According to a statement issued by his family, the Alabama native was surrounded by his loved ones, including his three daughters, and was listening to his favorite music, including Leonard Skynard’s “Sweet Home Alabama.”
Stabler played for the Oakland Raiders from 1970 to 1979. During that span he set the franchise records for passing yards (19,078) and touchdowns (150). He also appeared in four Pro Bowls, won the NFL Offensive Players of the Year and MVP awards in 1974, and led the Raiders to a victory over the Vikings in Super Bowl XI in 1977.
Here’s what John Madden had to say about Stabler in the Raiders’ official team statement:
“I was head coach of the Raiders the entire time Kenny was there, and he led us to a whole bunch of victories, including one in Super Bowl XI. I’ve often said, if I had one drive to win a game to this day, and I had a quarterback to pick, I would pick Kenny.
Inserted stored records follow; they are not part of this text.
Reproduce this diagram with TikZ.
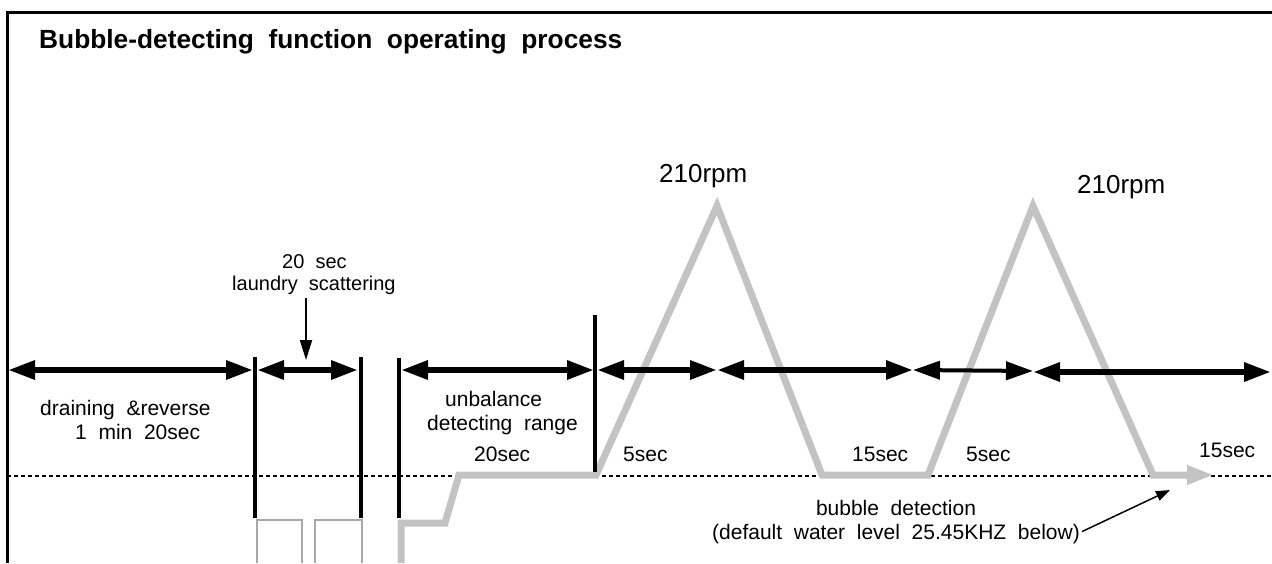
\documentclass[tikz,border=0pt]{standalone}
\usepackage{fontspec}
\setmainfont{Liberation Sans}
\usetikzlibrary{arrows.meta}
\definecolor{curve}{HTML}{C3C3C3}
\definecolor{thin}{HTML}{A8A8A8}
\newcommand\widesp{\spaceskip 0.556em\relax}
\begin{document}
\begin{tikzpicture}[x=1pt,y=-1pt,
  dim/.style={line width=6pt,{Triangle[length=27pt,width=18pt]}-{Triangle[length=27pt,width=18pt]}},
  dimthin/.style={line width=4pt,{Triangle[length=27pt,width=18pt]}-{Triangle[length=27pt,width=18pt]}},
  bar/.style={line width=4pt},
  lbl/.style={inner sep=0pt,font=\fontsize{21}{25}\selectfont\widesp},
  lblsm/.style={inner sep=0pt,font=\fontsize{20}{24}\selectfont\widesp},
  rpm/.style={inner sep=0pt,font=\fontsize{26}{30}\selectfont},
  speed/.style={line width=7pt,color=curve},
  stepbox/.style={line width=2.5pt,color=thin},
]
\useasboundingbox (0,0) rectangle (1272,563);
% frame
\draw[line width=3pt] (7,563) -- (7,12) -- (1272,12);
% title
\node[inner sep=0pt,anchor=base west,font=\fontsize{26.3}{31}\selectfont\bfseries\widesp] (title) at (39,48) {Bubble-detecting function operating process};
% dashed reference line
\coordinate (dl) at (7,476);
\coordinate (dr) at (1272,476);
\draw[line width=1.5pt,dash pattern=on 4pt off 3pt] (dl) -- (dr);
% gray step boxes
\draw[stepbox] (257,563) -- (257,520) -- (302,520) -- (302,563);
\draw[stepbox] (315,563) -- (315,520) -- (362,520) -- (362,563);
% speed curve
\coordinate (s0) at (401,563);
\coordinate (s1) at (401,523);
\coordinate (s2) at (445,523);
\coordinate (s3) at (459,475);
\coordinate (s4) at (596,475);
\coordinate (p1) at (717,206);
\coordinate (s5) at (822,475);
\coordinate (s6) at (928,475);
\coordinate (p2) at (1033,206);
\coordinate (s7) at (1153,475);
\coordinate (s8) at (1214,475);
\draw[speed,line join=miter] (s0) -- (s1) -- (s2) -- (s3) -- (s4) -- (p1) -- (s5) -- (s6) -- (p2) -- (s7) -- (1190,475);
\draw[speed,-{Triangle[length=27pt,width=18pt]}] (1185,475) -- (s8);
% vertical bars
\draw[bar] (255,357) -- (255,518);
\draw[bar] (361,357) -- (361,518);
\draw[bar] (399,358) -- (399,518);
\draw[bar] (595,315) -- (595,472);
% dimension arrows
\coordinate (a0) at (8,370);
\coordinate (a1) at (253,370);
\coordinate (a2) at (257,370);
\coordinate (a3) at (358,370);
\coordinate (a4) at (401,370);
\coordinate (a5) at (594,370);
\coordinate (a6) at (597,370);
\coordinate (a7) at (717,370);
\coordinate (a8) at (913,370);
\coordinate (a9) at (1033,371);
\coordinate (a10) at (1271,372);
\coordinate (a9b) at (1033,372);
\draw[dim] (a0) -- (a1);
\draw[dim] (a2) -- (a3);
\draw[dim] (a4) -- (a5);
\draw[dim] (a6) -- (a7);
\draw[dim] (a7) -- (a8);
\draw[dimthin] (a8) -- (a9);
\draw[dim] (a9b) -- (a10);
% labels
\node[lblsm,anchor=base west] (l20) at (282,268) {20 sec};
\node[lblsm,anchor=base west] (lls) at (232,290) {laundry scattering};
\coordinate (dn) at (306,360);
\draw[line width=2pt,-{Triangle[length=20pt,width=12pt]}] (306,298) -- (dn);
\node[lbl,anchor=base west] (ldr) at (40,415) {draining \&reverse};
\node[lbl,anchor=base west] (lmin) at (75,439) {1 min 20sec};
\node[lbl,anchor=base west] (lub) at (445,406) {unbalance};
\node[lbl,anchor=base west] (ldet) at (427,430) {detecting range};
\node[lbl,anchor=base west] (l20s) at (474,461) {20sec};
\node[lbl,anchor=base west] (l5a) at (623,461) {5sec};
\node[lbl,anchor=base west] (l15a) at (852,461) {15sec};
\node[lbl,anchor=base west] (l5b) at (966,461) {5sec};
\node[lbl,anchor=base west] (l15b) at (1199,457) {15sec};
\node[rpm,anchor=base west] (r1) at (659,182) {210rpm};
\node[rpm,anchor=base west] (r2) at (1077,193) {210rpm};
\node[lbl,anchor=base] (bd1) at (896,515) {bubble detection};
\node[lbl,anchor=base] (bd2) at (896,539) {(default water level 25.45KHZ below)};
\coordinate (ptr) at (1170,490);
\draw[line width=1.5pt,-{Triangle[length=14pt,width=10pt]}] (bd2.east) ++(2,-2) -- (ptr);
\end{tikzpicture}
\end{document}
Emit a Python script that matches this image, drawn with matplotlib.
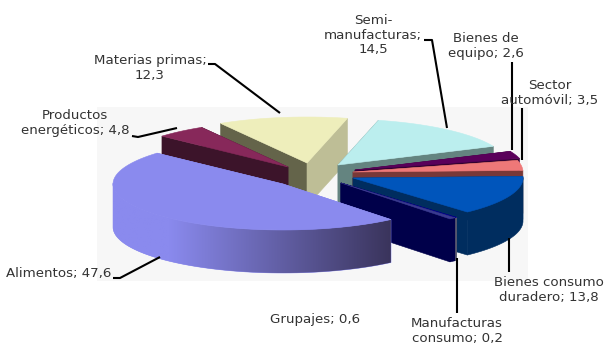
import numpy as np
import matplotlib
matplotlib.use("Agg")
import matplotlib.pyplot as plt
from matplotlib.patches import Polygon, Rectangle

# data, clockwise from the start angle
categories = ["Bienes consumo\nduradero", "Manufacturas\nconsumo", "Grupajes", "Alimentos",
              "Productos\nenergéticos", "Materias primas;\n", "Semi-\nmanufacturas;\n",
              "Bienes de\nequipo", "Sector\nautomóvil"]
values = [13.8, 0.2, 0.6, 47.6, 4.8, 12.3, 14.5, 2.6, 3.5]

# look of each slice: tip of the exploded slice (pixels), size and colours
tips = [(353, 178), (341, 183), (341, 183), (283, 184), (288, 167),
        (307, 163), (338, 165), (355, 170), (353, 172)]
scale = [1, 1.01, 1.01, 1, 1, 1, 1, 1, 1]
top_colors = ["#0055bb", "#0000a0", "#3a3a90", "#8a8aee", "#87285a",
              "#eeeebb", "#bbeeee", "#5a005a", "#ee7878"]
start_wall = ["#002d5f", "#00004a", "#00004a", "#8a8aee", "#3c142a",
              "#64644a", "#648480", "#320032", "#783838"]
end_wall = ["#002d5f", "#00004a", "#00004a", "#8a8aee", "#3c142a",
            "#bebe96", "#648480", "#320032", "#783838"]
wall_colors = ["#002d5f", "#6e6e78", "#00004a", "#8a8aee", "#3c142a",
               "#bebe96", "#648480", "#320032", "#783838"]
draw_order = [5, 6, 7, 8, 0, 1, 2, 4, 3]

START_ANGLE = 2.0
RX = 170.0
RY = 46.0
DEPTH = 43.0

# labels: anchor in pixels, leader line in pixels
label_pos = [(549, 290), (457, 331), (315, 319), (59, 273), (75, 123),
             (150, 68), (373, 35), (486, 46), (550, 93)]
leader_x = [[509, 509], [457, 457], None, [113, 120, 160], [132, 138, 177],
            [208, 215, 280], [424, 432, 447], [512, 512], [522, 522]]
leader_y = [[238, 272], [258, 313], None, [278, 278, 257], [136, 137, 128],
            [64, 64, 113], [40, 40, 128], [62, 150], [108, 160]]


def pt(tip, ang, k=1):
    a = np.radians(ang)
    return (tip[0] + k * RX * np.cos(a), tip[1] - k * RY * np.sin(a))


def face(points, color, z):
    # same colour edge so that neighbouring faces leave no seam
    poly = Polygon(points, fc=color, ec=color, lw=0.4, zorder=z)
    ax.add_patch(poly)
    return poly


fig = plt.figure(figsize=(6.05, 3.45), dpi=100)
ax = fig.add_axes([0, 0, 1, 1])
ax.axis("off")
ax.add_patch(Rectangle((97, 107), 431, 174, fc="#f7f7f7", ec="none", zorder=0))

# slice angles from the values
total = sum(values)
spans = [v / total * 360 for v in values]
ends = START_ANGLE - np.cumsum(spans)
starts = ends + np.array(spans)

z = 1
for i in draw_order:
    tip = tips[i]
    a0, a1 = starts[i], ends[i]
    arc = np.linspace(a0, a1, 80)
    ax_pts = [pt(tip, a, scale[i]) for a in arc]

    # flat cut faces
    p0 = ax_pts[0]
    p1 = ax_pts[-1]
    face([tip, p0, (p0[0], p0[1] + DEPTH), (tip[0], tip[1] + DEPTH)], start_wall[i], z)
    face([tip, p1, (p1[0], p1[1] + DEPTH), (tip[0], tip[1] + DEPTH)], end_wall[i], z)

    # outer curved wall, only the part facing us
    front = [p for a, p in zip(arc, ax_pts) if np.sin(np.radians(a)) < 0.02]
    if len(front) > 1:
        wall = front + [(x, y + DEPTH) for x, y in front[::-1]]
        poly = face(wall, wall_colors[i], z)
        if i == 3:
            # shaded from light on the left to dark on the right
            grad = np.ones((2, 256, 3))
            light = np.array([138, 138, 238]) / 255
            dark = np.array([58, 52, 92]) / 255
            t = np.clip((np.linspace(0, 1, 256) - 0.2) / 0.8, 0, 1)[:, None]
            grad[:] = light * (1 - t) + dark * t
            xs = [p[0] for p in wall]
            ys = [p[1] for p in wall]
            im = ax.imshow(grad, extent=[min(xs), max(xs), max(ys), min(ys)],
                           aspect="auto", zorder=z, interpolation="bilinear")
            im.set_clip_path(poly)

    face([tip] + ax_pts, top_colors[i], z)
    z += 1

ax.set_xlim(0, 605)
ax.set_ylim(345, 0)

# labels and leader lines
for i in range(len(categories)):
    val = ("%.1f" % values[i]).replace(".", ",")
    sep = "" if categories[i].endswith("\n") else "; "
    ax.text(label_pos[i][0], label_pos[i][1], categories[i] + sep + val, ha="center", va="center",
            fontsize=9.6, color="#333333", linespacing=1.12, zorder=50)
    if leader_x[i] is not None:
        ax.plot(leader_x[i], leader_y[i], color="black", lw=1.5, zorder=40, solid_capstyle="butt")

fig.savefig("out.png", dpi=100)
Snake was a lot cooler than I was. He was a perfect quarterback and a perfect Raider. When you think about the Raiders you think about Ken Stabler. Kenny loved life. It is a sad day for all Raiders.”
Of course, as good as Stabler was on the field, he is remembered just as much for what he did off the field. And I’m not talking about charitable work. You don’t get a nickname like “The Snake” by being a choir boy. Stabler and his Raiders teammates basically spent the entire 1970s partying like rock stars. Stabler himself admitted to playing many a game half-drunk or hungover. And Raiders training camps in Santa Rosa, California, were like their booze and sex olympics.
“It was just kids having fun and life being good,” Stabler once said. “We couldn’t wait to get to training camp, to get away from wives and girlfriends, play some football, have a few drinks at night. And do that for eight weeks.”
Meanwhile, in his own memoir, aptly titled Snake, Stabler wrote about a special tradition they had to commemorate their conquests in Santa Rosa.
“The collecting of female undergarments,” Stabler wrote, “became an annual rite of training camp for many of the Raiders…I liked to tack my collection up on the walls.”
Later in life, Stabler refused to reaffirm that story, probably because he had three daughters and didn’t want to be remembered for his epic panty collection. If Alabama coach Nick Saban is to be believed, the former Crimson Tide QB successfully escaped the shadow of his hard-living past.
“I was lucky enough to work with him on our radio broadcast my first year in Tuscaloosa and also have some special memories with him at a couple of our golf events,” Saban said in a prepared statement. “He was not only an outstanding football player, he was an all-around great guy and someone I really enjoyed spending time with. We lost a legend today and our thoughts and prayers go out to his family.”